You are very – ingenuous – if you can conceive me conversing with rural
deans in the cathedral close. I do not go to cathedral towns but to centres of industry. My thoughts are absorbed in questions more important than ever enter the heads of deans – as why it is cheaper to buy steel bars from America than from Middlesborough, and the probable effect – the exchange difficulties with Poland – and the appreciation of the rupee. My evenings in Bridge. The effect is to make me regard London with disdain, and divide mankind into supermen, termites and wireworms. I am sojourning among the termites. At any rate that coheres. I feel sufficiently specialized, at present, to inspect or hear any ideas with impunity.

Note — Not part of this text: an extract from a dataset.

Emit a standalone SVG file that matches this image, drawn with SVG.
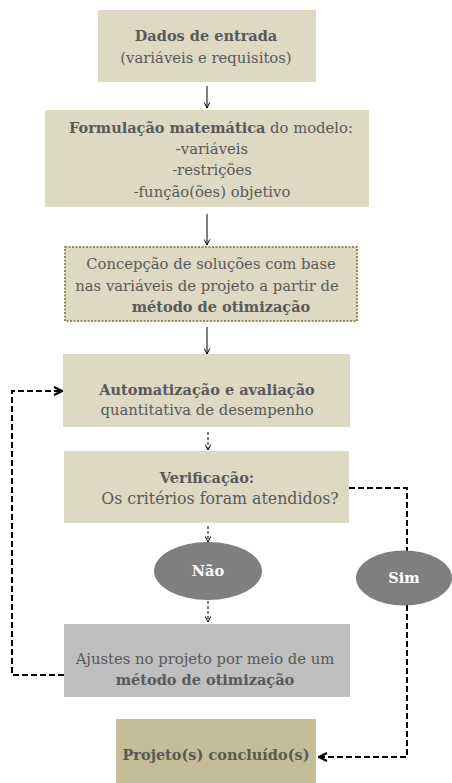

1–Text from Michael Holroyd, Lytton Strachey, II, The Years of Achievement 1910–1932 (1968), 364–5. The letter disappeared from James Strachey’s files shortly before his death.
TO John Rodker
MS Virginia
1 June 1919
18 Crawford Mansions
Dear Rodker,
I have been back over Sunday and leave again tomorrow. It occurred to me after leaving that I had most rudely forgotten to thank you for the Gaudier.1 It was good of you to send it to me, and it seems to me very well done. I should have preferred slightly thicker paper.